Outside Congress, campaigners and survivors have staged protests and demanded that all remaining government files be released. Demonstrators at a “No Kings” rally in Las Vegas last month carried signs calling for the Epstein files, reflecting broader suspicion about how much is still being withheld and whether politically connected figures have been protected.
Trump himself has sent mixed signals about the level of public interest in the case. At previous events he has at times described the subject as “boring” and suggested that some information in investigative files about Epstein’s associates could be inaccurate, comparing it to what he calls the “witch hunt” of the Mueller inquiry into Russian election interference. Yet the president has also repeatedly claimed that the documents will primarily embarrass Democrats, at one point saying, “Epstein was a Democrat” and suggesting the scandal is “the Democrats’ problem.”

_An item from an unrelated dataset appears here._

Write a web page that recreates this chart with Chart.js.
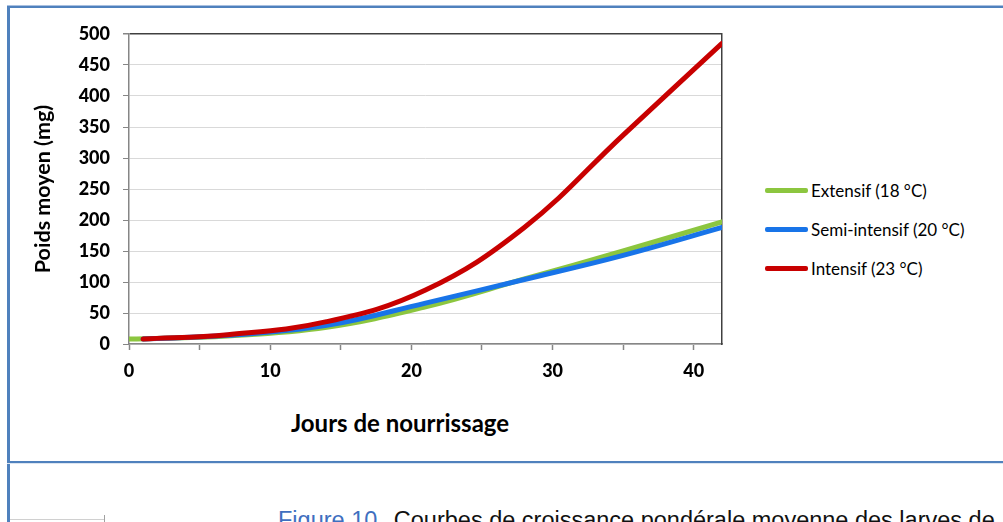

The House is expected to vote on the Epstein Files Transparency Act in the coming days. Supporters say they have the numbers to pass the bill, with dozens of Republicans prepared to join Democrats in favour despite initial resistance from the White House and some in party leadership.
If the legislation clears the House, its fate in the Senate is uncertain. Some senators have signalled openness to further disclosure but have not committed to backing the specific measure. Should it pass both chambers, Trump would still need to sign it into law, a step that would formalise his rhetorical support for releasing the documents and ensure that any remaining unclassified files are made public.
For now, Trump’s decision to tell Republicans to vote for the bill underlines both the political pressure he faces from within his own coalition and his confidence that the files will not directly implicate him. In his Truth Social post, the president urged his party to turn the page, writing that Republicans should “start talking about the Republican Party’s Record Setting Achievements, and not fall into the Epstein ‘TRAP’,” before signing off with his familiar slogan: “MAKE AMERICA GREAT AGAIN!”